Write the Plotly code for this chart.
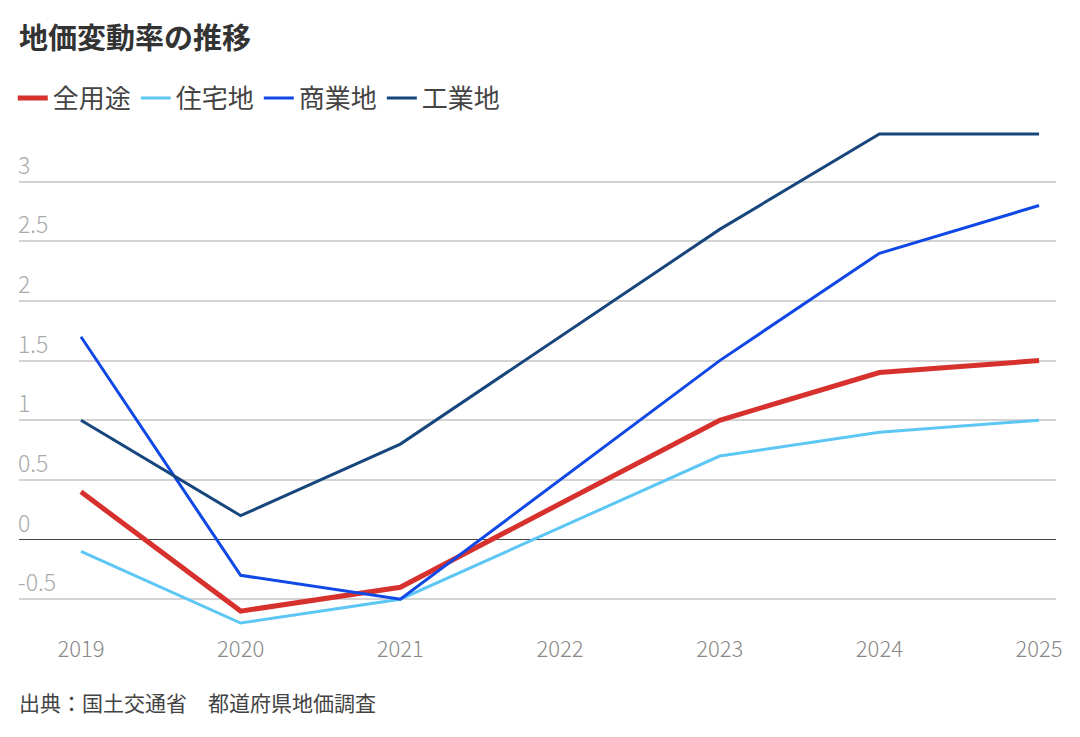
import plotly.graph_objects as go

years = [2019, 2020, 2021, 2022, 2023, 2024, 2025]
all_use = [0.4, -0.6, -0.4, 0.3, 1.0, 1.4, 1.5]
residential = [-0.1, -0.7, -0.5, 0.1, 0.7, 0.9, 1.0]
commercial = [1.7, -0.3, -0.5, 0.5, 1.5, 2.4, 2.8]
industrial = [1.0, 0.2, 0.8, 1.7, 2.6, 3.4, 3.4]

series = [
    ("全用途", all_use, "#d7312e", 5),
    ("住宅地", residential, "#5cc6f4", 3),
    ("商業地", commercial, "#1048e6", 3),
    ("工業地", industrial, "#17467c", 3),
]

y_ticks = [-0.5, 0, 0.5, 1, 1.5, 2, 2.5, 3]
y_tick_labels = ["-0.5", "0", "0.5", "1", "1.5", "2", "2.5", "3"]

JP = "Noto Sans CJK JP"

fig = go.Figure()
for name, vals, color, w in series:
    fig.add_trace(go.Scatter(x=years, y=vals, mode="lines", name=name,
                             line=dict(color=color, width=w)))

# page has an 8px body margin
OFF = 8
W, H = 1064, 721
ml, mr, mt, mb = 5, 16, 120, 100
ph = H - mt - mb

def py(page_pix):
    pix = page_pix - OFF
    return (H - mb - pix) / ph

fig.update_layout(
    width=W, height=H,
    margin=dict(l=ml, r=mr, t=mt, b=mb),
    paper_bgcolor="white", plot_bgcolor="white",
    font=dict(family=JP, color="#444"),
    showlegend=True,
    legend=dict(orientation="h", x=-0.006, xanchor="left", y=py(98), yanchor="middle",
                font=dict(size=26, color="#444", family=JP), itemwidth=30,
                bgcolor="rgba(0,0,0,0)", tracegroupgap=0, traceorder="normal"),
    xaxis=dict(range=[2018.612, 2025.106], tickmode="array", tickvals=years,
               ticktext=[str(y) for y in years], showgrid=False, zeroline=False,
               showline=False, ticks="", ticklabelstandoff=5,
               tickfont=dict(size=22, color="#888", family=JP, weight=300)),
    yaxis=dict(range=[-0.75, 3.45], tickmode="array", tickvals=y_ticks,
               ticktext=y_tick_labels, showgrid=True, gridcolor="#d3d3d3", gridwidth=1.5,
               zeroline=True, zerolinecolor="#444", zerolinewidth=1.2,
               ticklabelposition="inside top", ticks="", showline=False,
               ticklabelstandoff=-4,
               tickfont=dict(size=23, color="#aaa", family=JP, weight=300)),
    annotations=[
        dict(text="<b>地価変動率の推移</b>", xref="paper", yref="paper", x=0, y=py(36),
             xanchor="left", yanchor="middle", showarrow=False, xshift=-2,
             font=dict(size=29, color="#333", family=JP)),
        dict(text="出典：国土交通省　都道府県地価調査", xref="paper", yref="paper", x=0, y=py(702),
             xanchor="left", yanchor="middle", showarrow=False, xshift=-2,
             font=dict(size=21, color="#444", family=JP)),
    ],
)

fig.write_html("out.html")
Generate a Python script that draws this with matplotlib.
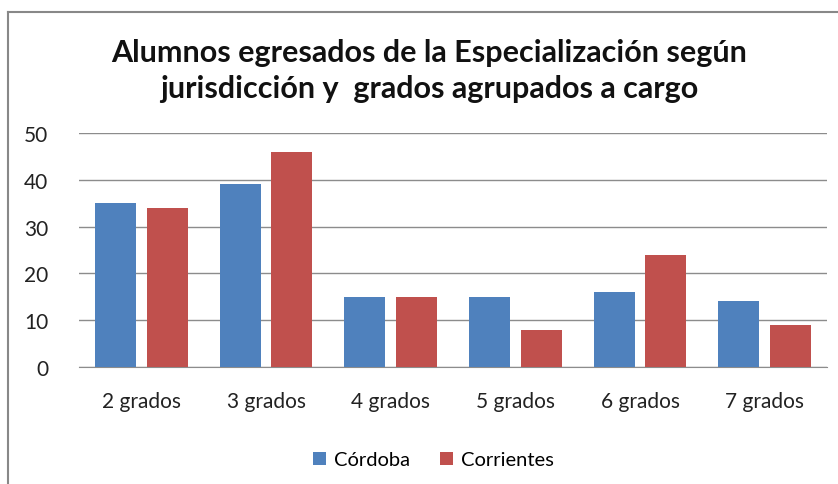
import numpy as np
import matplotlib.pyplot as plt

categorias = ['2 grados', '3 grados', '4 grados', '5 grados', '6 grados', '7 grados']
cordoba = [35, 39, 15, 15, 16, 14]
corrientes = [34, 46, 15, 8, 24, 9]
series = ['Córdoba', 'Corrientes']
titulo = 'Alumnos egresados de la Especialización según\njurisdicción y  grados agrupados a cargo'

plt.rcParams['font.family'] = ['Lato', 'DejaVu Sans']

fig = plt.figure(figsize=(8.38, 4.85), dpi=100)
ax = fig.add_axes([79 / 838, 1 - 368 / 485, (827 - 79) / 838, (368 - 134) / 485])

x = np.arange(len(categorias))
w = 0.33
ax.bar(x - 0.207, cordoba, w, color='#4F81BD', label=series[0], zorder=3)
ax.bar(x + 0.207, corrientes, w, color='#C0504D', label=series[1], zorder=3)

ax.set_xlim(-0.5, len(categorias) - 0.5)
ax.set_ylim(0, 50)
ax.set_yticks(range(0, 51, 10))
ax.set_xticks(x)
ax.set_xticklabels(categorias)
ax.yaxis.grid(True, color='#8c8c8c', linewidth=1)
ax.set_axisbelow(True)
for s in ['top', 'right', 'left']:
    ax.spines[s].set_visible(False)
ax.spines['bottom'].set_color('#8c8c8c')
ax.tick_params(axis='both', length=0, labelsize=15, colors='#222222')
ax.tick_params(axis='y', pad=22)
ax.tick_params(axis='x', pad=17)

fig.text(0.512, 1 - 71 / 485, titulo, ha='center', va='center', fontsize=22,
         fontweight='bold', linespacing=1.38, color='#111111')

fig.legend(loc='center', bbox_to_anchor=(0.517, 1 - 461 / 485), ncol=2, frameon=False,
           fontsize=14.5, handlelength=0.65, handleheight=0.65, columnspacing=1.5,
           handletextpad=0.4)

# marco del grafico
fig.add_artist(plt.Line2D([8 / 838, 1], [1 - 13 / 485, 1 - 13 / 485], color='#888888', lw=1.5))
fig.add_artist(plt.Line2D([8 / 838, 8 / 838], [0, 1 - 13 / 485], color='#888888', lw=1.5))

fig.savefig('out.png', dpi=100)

= = = =

** What you should do **
Everything from the first line of the listing above through the line that contains "return (H - mb - pix) / ph" is to be restated word for word, minus the pictures.

** Reply to the exercise **
Write the Plotly code for this chart.
import plotly.graph_objects as go

years = [2019, 2020, 2021, 2022, 2023, 2024, 2025]
all_use = [0.4, -0.6, -0.4, 0.3, 1.0, 1.4, 1.5]
residential = [-0.1, -0.7, -0.5, 0.1, 0.7, 0.9, 1.0]
commercial = [1.7, -0.3, -0.5, 0.5, 1.5, 2.4, 2.8]
industrial = [1.0, 0.2, 0.8, 1.7, 2.6, 3.4, 3.4]

series = [
    ("全用途", all_use, "#d7312e", 5),
    ("住宅地", residential, "#5cc6f4", 3),
    ("商業地", commercial, "#1048e6", 3),
    ("工業地", industrial, "#17467c", 3),
]

y_ticks = [-0.5, 0, 0.5, 1, 1.5, 2, 2.5, 3]
y_tick_labels = ["-0.5", "0", "0.5", "1", "1.5", "2", "2.5", "3"]

JP = "Noto Sans CJK JP"

fig = go.Figure()
for name, vals, color, w in series:
    fig.add_trace(go.Scatter(x=years, y=vals, mode="lines", name=name,
                             line=dict(color=color, width=w)))

# page has an 8px body margin
OFF = 8
W, H = 1064, 721
ml, mr, mt, mb = 5, 16, 120, 100
ph = H - mt - mb

def py(page_pix):
    pix = page_pix - OFF
    return (H - mb - pix) / ph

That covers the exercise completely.